Cloud Base Height Calculator

Professional Guide to Cloud Base Height

1) Why Cloud Base Height Matters

Cloud base height describes the approximate altitude where rising air becomes saturated and visible cloud begins. It supports short-term forecasting, visual flight planning, and interpreting local humidity trends. A lower base often signals higher near-surface moisture and reduced ceiling conditions.

2) Inputs That Drive the Estimate

The calculator uses air temperature and dew point, because their difference is a direct indicator of how much cooling is needed before saturation. A station elevation value is included to convert the result from above ground level (AGL) to mean sea level (MSL), matching common reporting formats.

3) Dew Point Spread Approximation

A widely used rule-of-thumb estimates cloud base as 125 meters per degree Celsius of temperature–dew point spread. For example, a 6 degC spread gives about 750 m AGL. This method is fast, robust for training and field checks, and easy to communicate.

4) LCL-Based Estimation

The LCL option estimates the lifting condensation level using a thermodynamic approximation of LCL temperature and then converts that temperature drop into a height using a dry-adiabatic lapse rate. It better reflects atmospheric physics and can differ from the simple method in very warm, moist, or unusual profiles.

5) Converting AGL to MSL

Many aviation and meteorological references use MSL. The calculator reports both: AGL is the cloud base above your site, while MSL adds station elevation. If your station is 300 m above sea level and the computed base is 700 m AGL, the MSL base is about 1000 m.

6) Practical Uses in the Field

Forecasters compare cloud base estimates with observed ceilings, webcams, and soundings. Educators use the spread concept to teach saturation and latent heat. Outdoor operations can track rising dew points and shrinking spreads as a simple indicator of increasing cloudiness potential.

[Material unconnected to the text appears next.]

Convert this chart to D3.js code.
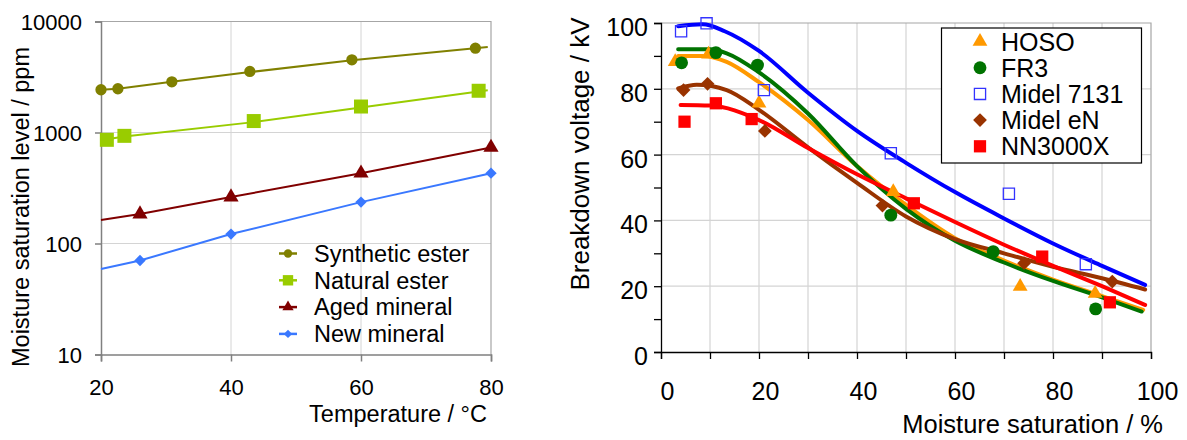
<!DOCTYPE html>
<html>
<head>
<meta charset="utf-8">
<script src="https://cdn.jsdelivr.net/npm/d3@7"></script>
<style>
  html, body { margin: 0; padding: 0; background: #fff; }
  svg { display: block; font-family: "Liberation Sans", Arial, sans-serif; }
</style>
</head>
<body>
<svg id="chart" width="1187" height="440"></svg>
<script>
// ---------- Left panel: moisture saturation level vs temperature ----------
const tempTicks = [20, 40, 60, 80];
const ppmTicks = [10, 100, 1000, 10000];

const leftNames = ["Synthetic ester", "Natural ester", "Aged mineral", "New mineral"];
const leftColors = ["#808000", "#99cc00", "#800000", "#3a78ff"];

// measured points [temperature °C, ppm]
const syntheticPts = [[20, 2427], [22.6, 2478], [30.9, 2864], [42.9, 3548], [58.6, 4520], [77.6, 5754]];
const naturalPts   = [[20.9, 859], [23.6, 933], [43.5, 1268], [60, 1714], [78.1, 2377]];
const agedPts      = [[26, 184], [40, 262], [60, 430], [80, 733]];
const newPts       = [[26, 70.3], [40, 121.6], [60, 236], [80, 430]];

// connecting trend lines [temperature °C, ppm]
const syntheticLine = [[20, 2427], [22.6, 2478], [30.9, 2864], [42.9, 3500], [58.6, 4480], [79.5, 5900]];
const naturalLine   = [[20, 850], [23.6, 920], [43.5, 1240], [60, 1680], [79.5, 2400]];
const agedLine      = [[20, 163], [26, 184], [40, 262], [60, 430], [80, 733]];
const newLine       = [[20, 59], [26, 70.3], [40, 121.6], [60, 236], [80, 430]];

// ---------- Right panel: breakdown voltage vs moisture saturation ----------
const satTicks = [0, 10, 20, 30, 40, 50, 60, 70, 80, 90, 100];
const kvTicks = [0, 10, 20, 30, 40, 50, 60, 70, 80, 90, 100];

const rightNames = ["HOSO", "FR3", "Midel 7131", "Midel eN", "NN3000X"];
const rightColors = ["#ff9900", "#007300", "#0000ff", "#993300", "#ff0000"];

// measured points [moisture saturation %, kV]
const hosoPts  = [[2.9, 88.2], [9.7, 90.5], [20, 75.6], [47.4, 48.7], [73.3, 19.9], [88.6, 17.8]];
const fr3Pts   = [[4.2, 87.9], [11.2, 91], [19.7, 87.2], [46.9, 41.6], [67.8, 30.5], [88.7, 13.1]];
const midel7131Pts = [[4.1, 97.5], [9.3, 99.9], [21, 79.6], [46.9, 60.4], [71, 48.1], [86.7, 26.7]];
const midelENPts   = [[4.6, 79.6], [9.5, 81.5], [21.2, 67.2], [45.2, 44.5], [74.1, 27], [92.1, 21.4]];
const nn3000xPts   = [[4.8, 70], [11.2, 75.6], [18.5, 70.8], [51.6, 45.2], [77.8, 29], [91.6, 15.1]];

// fitted curves [moisture saturation %, kV]
const hosoFit  = [[3.5, 90], [8.6, 90], [13.4, 88.2], [20, 82], [30, 70.5], [40, 56.5], [50, 44.7], [60, 34.6], [70, 27.8], [80, 22], [90, 17], [98.4, 12.8]];
const fr3Fit   = [[3.5, 92], [10, 92], [13.4, 90.8], [20, 85], [30, 72.5], [40, 56.5], [50, 43.5], [60, 33.8], [70, 27.2], [80, 21.6], [90, 16.6], [98.1, 12.3]];
const midel7131Fit = [[3.5, 99], [8.5, 99.6], [13, 97.5], [20, 91.5], [30, 78.8], [40, 67.2], [50, 57.5], [60, 48.6], [70, 40.6], [80, 33], [90, 26.2], [98.8, 20.4]];
const midelENFit   = [[3.5, 80.1], [7.3, 81.2], [13.4, 79.6], [20, 73.6], [30, 62.2], [40, 51.4], [50, 41.2], [60, 34.3], [70, 30], [80, 25.9], [90, 22.4], [98.8, 19]];
const nn3000xFit   = [[4, 75.1], [10, 74.9], [20, 70.5], [30, 62], [40, 54], [50, 46.7], [60, 39.5], [70, 32.6], [80, 26.2], [90, 20], [98.8, 14.3]];

const svg = d3.select("#chart");

// ===================== LEFT PANEL =====================
const xL = d3.scaleLinear().domain([20, 80]).range([101, 491]);
const yL = d3.scaleLog().domain([10, 10000]).range([354.5, 21.5]);
const gL = svg.append("g");

// grid
gL.append("g").selectAll("line").data([40, 60]).join("line")
  .attr("x1", d => xL(d)).attr("x2", d => xL(d))
  .attr("y1", yL(10)).attr("y2", yL(10000))
  .attr("stroke", "#d4d4d4").attr("stroke-width", 1);
gL.append("g").selectAll("line").data([100, 1000]).join("line")
  .attr("x1", xL(20)).attr("x2", xL(80))
  .attr("y1", d => yL(d)).attr("y2", d => yL(d))
  .attr("stroke", "#d4d4d4").attr("stroke-width", 1);
// frame top/right
gL.append("path")
  .attr("d", `M${xL(20)},${yL(10000)}H${xL(80)}V${yL(10)}`)
  .attr("fill", "none").attr("stroke", "#a6a6a6").attr("stroke-width", 1.2);

// axes
const axLx = gL.append("g").attr("transform", `translate(0,${yL(10)})`)
  .call(d3.axisBottom(xL).tickValues(tempTicks).tickSize(7).tickPadding(18).tickFormat(d3.format("d")));
const axLy = gL.append("g").attr("transform", `translate(${xL(20)},0)`)
  .call(d3.axisLeft(yL).tickValues(ppmTicks).tickSize(6).tickPadding(13).tickFormat(d3.format("d")));
[axLx, axLy].forEach(a => {
  a.select(".domain").attr("stroke", "#808080").attr("stroke-width", 1.5);
  a.selectAll(".tick line").attr("stroke", "#808080").attr("stroke-width", 1.5);
  a.selectAll("text").attr("font-size", 22).attr("fill", "#000")
    .attr("font-family", "Liberation Sans, Arial, sans-serif");
});
axLy.selectAll("text").attr("dy", "0.36em");

// titles
gL.append("text").attr("x", 487).attr("y", 422).attr("text-anchor", "end")
  .attr("font-size", 23.5).text("Temperature / °C");
gL.append("text").attr("transform", "translate(29,207) rotate(-90)")
  .attr("text-anchor", "middle").attr("font-size", 23.5)
  .text("Moisture saturation level / ppm");

const leftLines = [syntheticLine, naturalLine, agedLine, newLine];
const leftPts = [syntheticPts, naturalPts, agedPts, newPts];
const leftSym = [
  { type: d3.symbolCircle, size: 100, rot: 0 },
  { type: d3.symbolSquare, size: 196, rot: 0 },
  { type: d3.symbolTriangle, size: 100, rot: 0 },
  { type: d3.symbolSquare, size: 64, rot: 45 }
];
const lineL = d3.line().x(d => xL(d[0])).y(d => yL(d[1]));

leftLines.forEach((ln, i) => {
  gL.append("path").datum(ln).attr("d", lineL)
    .attr("fill", "none").attr("stroke", leftColors[i]).attr("stroke-width", 2);
});
leftPts.forEach((pts, i) => {
  const s = leftSym[i];
  gL.append("g").selectAll("path").data(pts).join("path")
    .attr("d", d3.symbol().type(s.type).size(s.size))
    .attr("transform", d => `translate(${xL(d[0])},${yL(d[1])}) rotate(${s.rot})`)
    .attr("fill", leftColors[i]);
});

// legend
const legL = gL.append("g");
leftNames.forEach((name, i) => {
  const cy = 253.5 + i * 26.8;
  const s = leftSym[i];
  legL.append("line").attr("x1", 279).attr("x2", 297).attr("y1", cy).attr("y2", cy)
    .attr("stroke", leftColors[i]).attr("stroke-width", 2.5);
  legL.append("path")
    .attr("d", d3.symbol().type(s.type).size(s.size * 0.55))
    .attr("transform", `translate(288,${cy}) rotate(${s.rot})`)
    .attr("fill", leftColors[i]);
  legL.append("text").attr("x", 314).attr("y", cy).attr("dy", "0.35em")
    .attr("font-size", 23.5).text(name);
});

// ===================== RIGHT PANEL =====================
const xR = d3.scaleLinear().domain([0, 100]).range([661, 1151]);
const yR = d3.scaleLinear().domain([0, 100]).range([352, 23]);
const gR = svg.append("g");

gR.append("g").selectAll("line").data(satTicks.filter(d => d > 0 && d < 100)).join("line")
  .attr("x1", d => xR(d)).attr("x2", d => xR(d))
  .attr("y1", yR(0)).attr("y2", yR(100))
  .attr("stroke", "#d4d4d4").attr("stroke-width", 1.2);
gR.append("g").selectAll("line").data(kvTicks.filter(d => d > 0 && d < 100 && d % 20 === 0)).join("line")
  .attr("x1", xR(0)).attr("x2", xR(100))
  .attr("y1", d => yR(d)).attr("y2", d => yR(d))
  .attr("stroke", "#d4d4d4").attr("stroke-width", 1.2);
gR.append("path")
  .attr("d", `M${xR(0)},${yR(100)}H${xR(100)}V${yR(0)}`)
  .attr("fill", "none").attr("stroke", "#a6a6a6").attr("stroke-width", 1.2);

const axRx = gR.append("g").attr("transform", `translate(0,${yR(0)})`)
  .call(d3.axisBottom(xR).tickValues(satTicks).tickSize(7).tickPadding(23)
    .tickFormat(d => d % 20 === 0 ? d : ""));
const axRy = gR.append("g").attr("transform", `translate(${xR(0)},0)`)
  .call(d3.axisLeft(yR).tickValues(kvTicks).tickSize(7).tickPadding(6)
    .tickFormat(d => d % 20 === 0 ? d : ""));
[axRx, axRy].forEach(a => {
  a.select(".domain").attr("stroke", "#000").attr("stroke-width", 1.3);
  a.selectAll(".tick line").attr("stroke", "#000").attr("stroke-width", 1.3);
  a.selectAll("text").attr("font-size", 25).attr("fill", "#000")
    .attr("font-family", "Liberation Sans, Arial, sans-serif");
});
axRx.selectAll("text").attr("dx", 6);
axRy.selectAll("text").attr("dy", "0.5em");

gR.append("text").attr("x", 1163).attr("y", 433).attr("text-anchor", "end")
  .attr("font-size", 25.5).text("Moisture saturation / %");
gR.append("text").attr("transform", "translate(589,154) rotate(-90)")
  .attr("text-anchor", "middle").attr("font-size", 26)
  .text("Breakdown voltage / kV");

// fitted curves
const fits = [hosoFit, fr3Fit, midel7131Fit, midelENFit, nn3000xFit];
const lineR = d3.line().x(d => xR(d[0])).y(d => yR(d[1])).curve(d3.curveMonotoneX);
fits.forEach((f, i) => {
  gR.append("path").datum(f).attr("d", lineR)
    .attr("fill", "none").attr("stroke", rightColors[i]).attr("stroke-width", 4)
    .attr("stroke-linecap", "round");
});

// measured markers
const rightPts = [hosoPts, fr3Pts, midel7131Pts, midelENPts, nn3000xPts];
const rightSym = [
  { type: d3.symbolTriangle, size: 95, rot: 0, fill: true },
  { type: d3.symbolCircle, size: 130, rot: 0, fill: true },
  { type: d3.symbolSquare, size: 125, rot: 0, fill: false },
  { type: d3.symbolSquare, size: 95, rot: 45, fill: true },
  { type: d3.symbolSquare, size: 150, rot: 0, fill: true }
];
const markerColors = ["#ff9900", "#007300", "#3333ff", "#993300", "#ff0000"];
rightPts.forEach((pts, i) => {
  const s = rightSym[i];
  gR.append("g").selectAll("path").data(pts).join("path")
    .attr("d", d3.symbol().type(s.type).size(s.size))
    .attr("transform", d => `translate(${xR(d[0])},${yR(d[1])}) rotate(${s.rot})`)
    .attr("fill", s.fill ? markerColors[i] : "none")
    .attr("stroke", s.fill ? "none" : markerColors[i])
    .attr("stroke-width", 1.3);
});

// legend
const legR = gR.append("g");
legR.append("rect").attr("x", 941.5).attr("y", 28).attr("width", 200).attr("height", 135)
  .attr("fill", "#fff").attr("stroke", "#000").attr("stroke-width", 1.2);
rightNames.forEach((name, i) => {
  const cy = 41.5 + i * 26.2;
  const s = rightSym[i];
  legR.append("path")
    .attr("d", d3.symbol().type(s.type).size(s.size))
    .attr("transform", `translate(980,${cy}) rotate(${s.rot})`)
    .attr("fill", s.fill ? markerColors[i] : "none")
    .attr("stroke", s.fill ? "none" : markerColors[i])
    .attr("stroke-width", 1.3);
  legR.append("text").attr("x", 1001).attr("y", cy).attr("dy", "0.36em")
    .attr("font-size", 25).text(name);
});
</script>
</body>
</html>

7) Data Quality and Limitations

Errors often come from poor temperature or dew point measurements, local microclimates, and non-uniform mixing. Strong inversions, evaporative cooling from precipitation, or elevated moisture layers can produce cloud bases that differ from surface-based estimates. Treat results as an informed estimate, not a guaranteed ceiling.

8) Interpreting Results Confidently

Use several observations over time. If the spread drops from 8 to 3 degC, the estimated base falls sharply, signaling a higher likelihood of low clouds. For best results, compare with METAR ceilings, soundings, and nearby observations. Combine this tool with wind, stability, and recent weather to make better operational decisions.

FAQs

1) What is cloud base height?

It is the approximate altitude where rising air cools enough to become saturated, forming visible cloud. The calculator provides an estimate based on surface temperature and dew point conditions.

2) Why does dew point spread control cloud base?

The spread (T − Td) indicates how much cooling is needed to reach saturation. Larger spreads require more lifting and cooling, usually producing a higher estimated cloud base.

3) Which method should I choose?

Use the simple method for quick checks and training. Choose the LCL method when you want a more physics-based estimate, especially in humid or very warm conditions.

4) Why can results differ from observed ceilings?

Surface-based estimates assume rising parcels start near the surface and mix similarly. Inversions, elevated moisture layers, precipitation, or terrain effects can shift the actual cloud base away from the estimate.

5) What is the difference between AGL and MSL?

AGL is the height above the local ground. MSL is height above mean sea level. The calculator adds station elevation to convert from AGL to MSL.

6) Can I input temperatures in Fahrenheit?

Yes. Select the Fahrenheit option for inputs. Internally, the calculator converts values to metric units for computation and then presents results in your chosen output unit.

7) How should I use the CSV and PDF exports?

Exports store the most recent calculation for logging, sharing, or attaching to reports. Recalculate with new observations and download again to keep records consistent and comparable.